Treated Seed Corn & Soybean Facility
Precise processes for seed bagging line
Elk Point, South Dakota
2024

overview
Premium seed corn demands end-to-end precision
Equipment Used
Automatic Open-Mouth Bagger
Automatic Tag Placer
Bag Settling Conveyor
Bagging Scale
Continuous Inkjet Printer (CIJ)
Conveyors & Controls System
Industrial Inkjet Printer
Robotic Palletizer
Sewing System with Tag Infeed
A treated-seed processor needed to elevate both output and presentation quality. At ≈ $300 per 80 K-seed bag, buyers expect perfect seams, collated tags, crisp lip printing, and square pallets. Manual changeovers and inconsistent sewing were limiting rate and jeopardizing appearance standards.
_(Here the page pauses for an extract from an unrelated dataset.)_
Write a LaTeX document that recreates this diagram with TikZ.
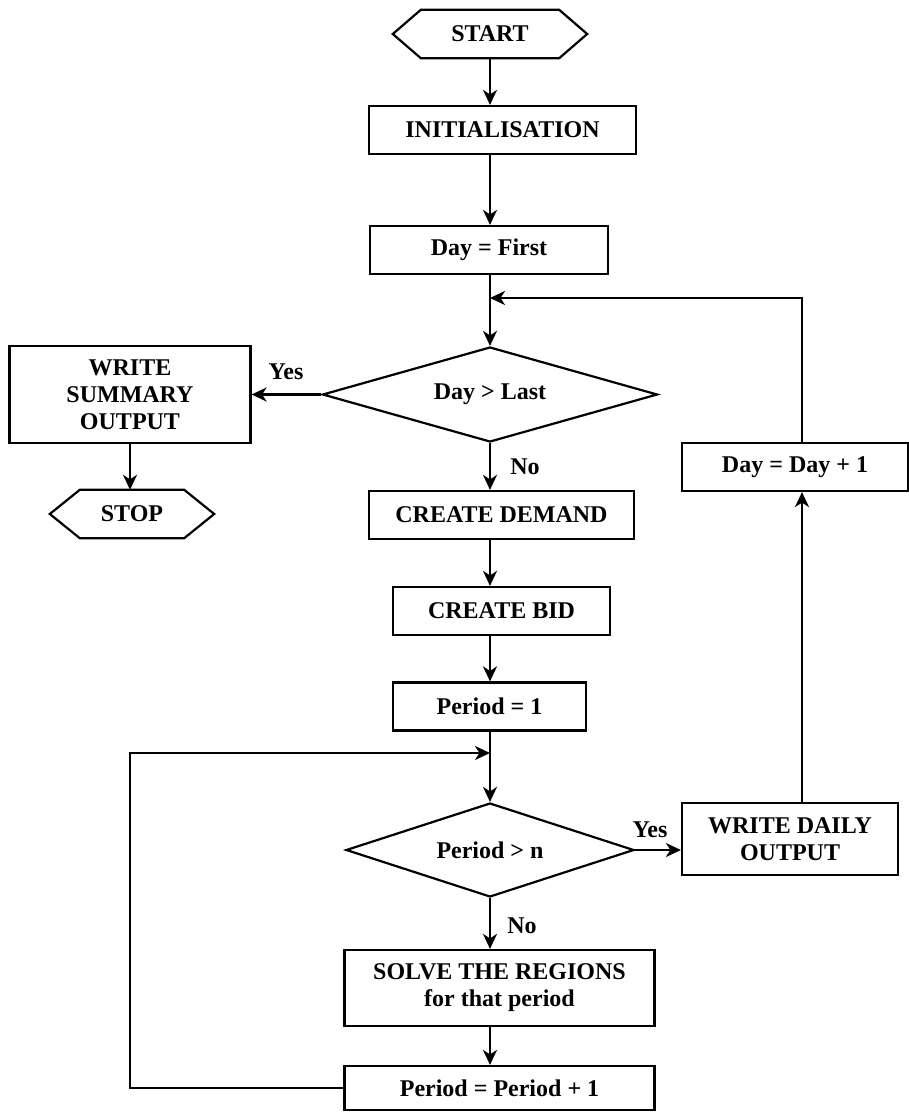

The goal was a fully automatic bagging and robotic palletizing system that could deliver 12 bags per minute while holding tight weight accuracy and flawless tag placement—all inside a new building that lacked reliable CAD drawings.
IMPACT
Key results at a glance
12 bags/min
Automatic line meets target rate with room for growth.
Operators redeployed
End-of-line automation frees staff for higher-value work and positions the plant for larger contracts.
±160-seed accuracy
Every 80 K-seed bag falls within the ±160-seed spec.

Approach
From CAD to 12-bag/minute performance
We began by laser-surveying the new building and generating AutoCAD drawings, then iterated layouts to maximize space for material replenishment and finished-pallet flow.
Upstream, a servo-driven simplex scale feeds a fully automatic bagging machine outfitted with custom grippers for maximum fill capacity. Filled bags transfer to an in-line sequence of automated modules — tag collation and placement, customized Union-Special sewing, and Squid Ink lip printing—before settling on square-roller conveyors. We engineered the critical hand-offs so each bag moves seamlessly from bagger to tagger to sewer to printer without skewing or jams.
Downstream, a robotic palletizing cell builds uniform, retail-ready stacks that roll directly to shipping. From purchase order to first production, the bagger went live in one week and the palletizer the following week, completing commissioning in just two one-week sprints.